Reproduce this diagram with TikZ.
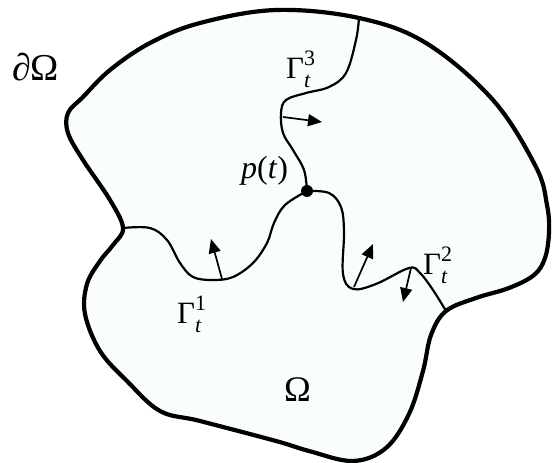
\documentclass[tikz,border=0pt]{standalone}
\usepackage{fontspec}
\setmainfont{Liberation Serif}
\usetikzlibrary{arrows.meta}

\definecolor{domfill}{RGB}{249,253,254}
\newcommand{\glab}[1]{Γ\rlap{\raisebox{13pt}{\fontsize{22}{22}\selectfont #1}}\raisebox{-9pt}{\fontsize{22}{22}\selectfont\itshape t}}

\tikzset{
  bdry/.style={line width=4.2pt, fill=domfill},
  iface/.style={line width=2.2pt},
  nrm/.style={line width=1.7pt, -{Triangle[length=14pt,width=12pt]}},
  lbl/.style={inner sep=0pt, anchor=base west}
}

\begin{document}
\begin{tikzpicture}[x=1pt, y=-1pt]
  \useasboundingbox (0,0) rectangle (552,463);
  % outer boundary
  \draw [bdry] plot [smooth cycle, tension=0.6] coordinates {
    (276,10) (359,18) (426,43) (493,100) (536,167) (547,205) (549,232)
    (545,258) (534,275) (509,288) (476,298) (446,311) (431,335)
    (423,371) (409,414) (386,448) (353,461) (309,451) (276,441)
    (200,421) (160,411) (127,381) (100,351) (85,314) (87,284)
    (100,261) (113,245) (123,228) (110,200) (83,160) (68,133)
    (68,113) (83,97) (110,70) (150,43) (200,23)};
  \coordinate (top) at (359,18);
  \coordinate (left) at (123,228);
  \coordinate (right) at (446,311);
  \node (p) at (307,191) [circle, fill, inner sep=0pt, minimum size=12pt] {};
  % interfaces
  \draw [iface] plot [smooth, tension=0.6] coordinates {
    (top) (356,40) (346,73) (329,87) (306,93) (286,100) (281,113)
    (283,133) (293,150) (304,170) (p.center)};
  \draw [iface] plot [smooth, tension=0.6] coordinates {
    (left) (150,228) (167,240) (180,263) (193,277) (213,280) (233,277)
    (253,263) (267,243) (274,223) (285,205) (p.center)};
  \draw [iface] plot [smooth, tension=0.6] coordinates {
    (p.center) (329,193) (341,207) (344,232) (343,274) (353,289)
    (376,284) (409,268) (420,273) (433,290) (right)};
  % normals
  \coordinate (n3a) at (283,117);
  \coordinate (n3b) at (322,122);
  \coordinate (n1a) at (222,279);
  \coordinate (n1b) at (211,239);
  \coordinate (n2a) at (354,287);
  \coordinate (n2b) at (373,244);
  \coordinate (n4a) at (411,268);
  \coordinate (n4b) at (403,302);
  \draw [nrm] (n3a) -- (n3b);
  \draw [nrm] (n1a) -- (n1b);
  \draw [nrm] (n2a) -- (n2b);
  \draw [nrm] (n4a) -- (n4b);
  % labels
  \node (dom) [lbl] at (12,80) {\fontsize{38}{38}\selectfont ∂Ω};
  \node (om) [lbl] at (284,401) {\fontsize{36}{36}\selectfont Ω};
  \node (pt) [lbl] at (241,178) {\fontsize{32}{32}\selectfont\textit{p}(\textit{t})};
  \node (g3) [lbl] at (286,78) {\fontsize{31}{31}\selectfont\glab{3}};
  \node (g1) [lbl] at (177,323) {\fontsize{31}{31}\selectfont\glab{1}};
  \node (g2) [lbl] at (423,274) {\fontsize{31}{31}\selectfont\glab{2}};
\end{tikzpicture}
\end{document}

====================

* _Aim of the exercise_: Reproduce every line precisely as given, omitting all pictures.

* _Output below_:
Reproduce this diagram with TikZ.
\documentclass[tikz,border=0pt]{standalone}
\usepackage{fontspec}
\setmainfont{Liberation Serif}
\usetikzlibrary{arrows.meta}

\definecolor{domfill}{RGB}{249,253,254}
\newcommand{\glab}[1]{Γ\rlap{\raisebox{13pt}{\fontsize{22}{22}\selectfont #1}}\raisebox{-9pt}{\fontsize{22}{22}\selectfont\itshape t}}

\tikzset{
  bdry/.style={line width=4.2pt, fill=domfill},
  iface/.style={line width=2.2pt},
  nrm/.style={line width=1.7pt, -{Triangle[length=14pt,width=12pt]}},
  lbl/.style={inner sep=0pt, anchor=base west}
}

\begin{document}
\begin{tikzpicture}[x=1pt, y=-1pt]
  \useasboundingbox (0,0) rectangle (552,463);
  % outer boundary
  \draw [bdry] plot [smooth cycle, tension=0.6] coordinates {
    (276,10) (359,18) (426,43) (493,100) (536,167) (547,205) (549,232)
    (545,258) (534,275) (509,288) (476,298) (446,311) (431,335)
    (423,371) (409,414) (386,448) (353,461) (309,451) (276,441)
    (200,421) (160,411) (127,381) (100,351) (85,314) (87,284)
    (100,261) (113,245) (123,228) (110,200) (83,160) (68,133)
    (68,113) (83,97) (110,70) (150,43) (200,23)};
  \coordinate (top) at (359,18);
  \coordinate (left) at (123,228);
  \coordinate (right) at (446,311);
  \node (p) at (307,191) [circle, fill, inner sep=0pt, minimum size=12pt] {};
  % interfaces
  \draw [iface] plot [smooth, tension=0.6] coordinates {
    (top) (356,40) (346,73) (329,87) (306,93) (286,100) (281,113)
    (283,133) (293,150) (304,170) (p.center)};
  \draw [iface] plot [smooth, tension=0.6] coordinates {
    (left) (150,228) (167,240) (180,263) (193,277) (213,280) (233,277)
    (253,263) (267,243) (274,223) (285,205) (p.center)};
  \draw [iface] plot [smooth, tension=0.6] coordinates {
    (p.center) (329,193) (341,207) (344,232) (343,274) (353,289)
    (376,284) (409,268) (420,273) (433,290) (right)};
  % normals
  \coordinate (n3a) at (283,117);
  \coordinate (n3b) at (322,122);
  \coordinate (n1a) at (222,279);
  \coordinate (n1b) at (211,239);
  \coordinate (n2a) at (354,287);
  \coordinate (n2b) at (373,244);
  \coordinate (n4a) at (411,268);
  \coordinate (n4b) at (403,302);
  \draw [nrm] (n3a) -- (n3b);
  \draw [nrm] (n1a) -- (n1b);
  \draw [nrm] (n2a) -- (n2b);
  \draw [nrm] (n4a) -- (n4b);
  % labels
  \node (dom) [lbl] at (12,80) {\fontsize{38}{38}\selectfont ∂Ω};
  \node (om) [lbl] at (284,401) {\fontsize{36}{36}\selectfont Ω};
  \node (pt) [lbl] at (241,178) {\fontsize{32}{32}\selectfont\textit{p}(\textit{t})};
  \node (g3) [lbl] at (286,78) {\fontsize{31}{31}\selectfont\glab{3}};
  \node (g1) [lbl] at (177,323) {\fontsize{31}{31}\selectfont\glab{1}};
  \node (g2) [lbl] at (423,274) {\fontsize{31}{31}\selectfont\glab{2}};
\end{tikzpicture}
\end{document}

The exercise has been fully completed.